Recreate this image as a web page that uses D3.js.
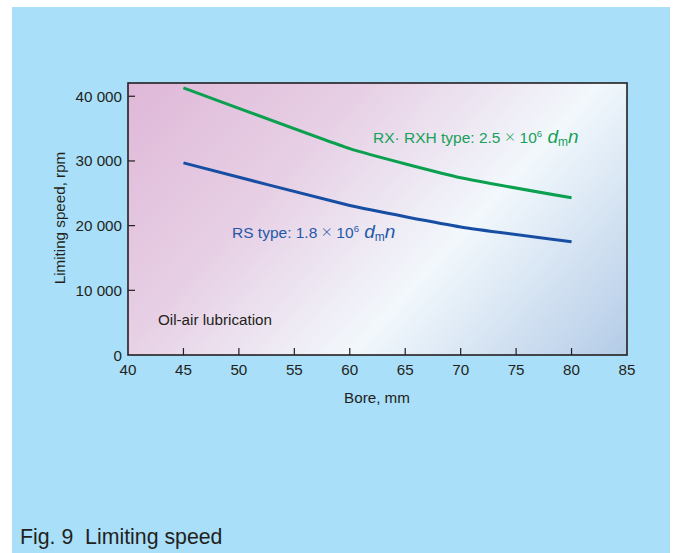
<!DOCTYPE html>
<html><head><meta charset="utf-8">
<script src="https://cdn.jsdelivr.net/npm/d3@7"></script>
<style>html,body{margin:0;padding:0;background:#fff;}svg{display:block;font-family:"Liberation Sans",Arial,sans-serif;}</style>
</head><body>
<script>
const bores = [45, 60, 70, 80];
const rxSpeed = [41300, 31900, 27400, 24300];
const rsSpeed = [29700, 23100, 19800, 17500];
const xTicks = [40, 45, 50, 55, 60, 65, 70, 75, 80, 85];
const yTicks = [0, 10000, 20000, 30000, 40000];
const yTickLabels = ["0", "10 000", "20 000", "30 000", "40 000"];

const W = 674, H = 553;
const svg = d3.select("body").append("svg").attr("width", W).attr("height", H);
svg.append("rect").attr("x", 12).attr("y", 7).attr("width", 658).attr("height", H - 7).attr("fill", "#a9dff9");

const L = 128, R = 627, T = 83, B = 355;
const x = d3.scaleLinear().domain([40, 85]).range([L, R]);
const y = d3.scaleLinear().domain([0, 42050]).range([B, T]);
const FS = 15.2, INK = "#231f20";

const defs = svg.append("defs");
const g = defs.append("linearGradient").attr("id", "bg").attr("gradientUnits", "userSpaceOnUse")
  .attr("x1", L).attr("y1", T).attr("x2", L + 400).attr("y2", T + 368);
[[0, "#dfb8d8"], [0.33, "#e7d0e5"], [0.64, "#f2f8fc"], [1, "#b6cde8"]].forEach(([o, c]) =>
  g.append("stop").attr("offset", o).attr("stop-color", c));

svg.append("rect").attr("x", L).attr("y", T).attr("width", R - L).attr("height", B - T).attr("fill", "url(#bg)");

// ticks
svg.append("g").selectAll("line").data(yTicks.slice(1)).join("line")
  .attr("x1", L).attr("x2", L + 7).attr("y1", d => y(d)).attr("y2", d => y(d))
  .attr("stroke", INK).attr("stroke-width", 1.2);
svg.append("g").selectAll("line").data(xTicks.slice(1, -1)).join("line")
  .attr("x1", d => x(d)).attr("x2", d => x(d)).attr("y1", B).attr("y2", B - 7)
  .attr("stroke", INK).attr("stroke-width", 1.2);

svg.append("rect").attr("x", L).attr("y", T).attr("width", R - L).attr("height", B - T)
  .attr("fill", "none").attr("stroke", INK).attr("stroke-width", 1.6);

// tick labels
svg.append("g").selectAll("text").data(yTicks).join("text")
  .attr("x", L - 6).attr("y", d => y(d) + 5.5).attr("text-anchor", "end")
  .attr("font-size", FS).attr("fill", INK).text((d, i) => yTickLabels[i]);
svg.append("g").selectAll("text").data(xTicks).join("text")
  .attr("x", d => x(d)).attr("y", B + 20).attr("text-anchor", "middle")
  .attr("font-size", FS).attr("fill", INK).text(d => d);

svg.append("text").attr("x", 377).attr("y", 403).attr("text-anchor", "middle")
  .attr("font-size", FS).attr("fill", INK).text("Bore, mm");
svg.append("text").attr("transform", "translate(65,218) rotate(-90)").attr("text-anchor", "middle")
  .attr("font-size", FS).attr("fill", INK).text("Limiting speed, rpm");

// lines
const line = d3.line().x(d => x(d[0])).y(d => y(d[1])).curve(d3.curveCardinal.tension(0.6));
svg.append("path").attr("d", line(bores.map((b, i) => [b, rxSpeed[i]])))
  .attr("fill", "none").attr("stroke", "#0aa04f").attr("stroke-width", 3).attr("stroke-linejoin", "round");
svg.append("path").attr("d", line(bores.map((b, i) => [b, rsSpeed[i]])))
  .attr("fill", "none").attr("stroke", "#174ea3").attr("stroke-width", 3).attr("stroke-linejoin", "round");

function label(xp, yp, color, prefix, coef) {
  const t = svg.append("text").attr("x", xp).attr("y", yp).attr("fill", color).attr("font-size", 15.5);
  t.append("tspan").text(prefix + coef + " ");
  t.append("tspan").attr("font-size", 18).attr("font-family", "Lato").attr("font-weight", 300).text("\u00d7");
  t.append("tspan").text(" 10");
  t.append("tspan").attr("font-size", 9.5).attr("dy", -6.5).text("6");
  t.append("tspan").attr("dy", 6.5).attr("font-size", 19).attr("font-style", "italic").text(" d");
  t.append("tspan").attr("font-size", 12).attr("dy", 3).text("m");
  t.append("tspan").attr("dy", -3).attr("font-size", 19).attr("font-style", "italic").text("n");
}
label(373, 143, "#17a058", "RX\u00b7 RXH type: ", "2.5");
label(232, 238, "#2458a8", "RS type: ", "1.8");

svg.append("text").attr("x", 158).attr("y", 325).attr("font-size", FS).attr("fill", INK).text("Oil-air lubrication");
svg.append("text").attr("x", 20).attr("y", 544).attr("font-size", 21.3).attr("fill", INK).text("Fig. 9\u00a0\u00a0Limiting speed");
</script>
</body></html>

——————————

**Prompt:** Print, exactly as written, the lines above from the first one to the one containing "const FS = 15.2, INK". Leave out pictures.

**Task result:**
Recreate this image as a web page that uses D3.js.
<!DOCTYPE html>
<html><head><meta charset="utf-8">
<script src="https://cdn.jsdelivr.net/npm/d3@7"></script>
<style>html,body{margin:0;padding:0;background:#fff;}svg{display:block;font-family:"Liberation Sans",Arial,sans-serif;}</style>
</head><body>
<script>
const bores = [45, 60, 70, 80];
const rxSpeed = [41300, 31900, 27400, 24300];
const rsSpeed = [29700, 23100, 19800, 17500];
const xTicks = [40, 45, 50, 55, 60, 65, 70, 75, 80, 85];
const yTicks = [0, 10000, 20000, 30000, 40000];
const yTickLabels = ["0", "10 000", "20 000", "30 000", "40 000"];

const W = 674, H = 553;
const svg = d3.select("body").append("svg").attr("width", W).attr("height", H);
svg.append("rect").attr("x", 12).attr("y", 7).attr("width", 658).attr("height", H - 7).attr("fill", "#a9dff9");

const L = 128, R = 627, T = 83, B = 355;
const x = d3.scaleLinear().domain([40, 85]).range([L, R]);
const y = d3.scaleLinear().domain([0, 42050]).range([B, T]);
const FS = 15.2, INK = "#231f20";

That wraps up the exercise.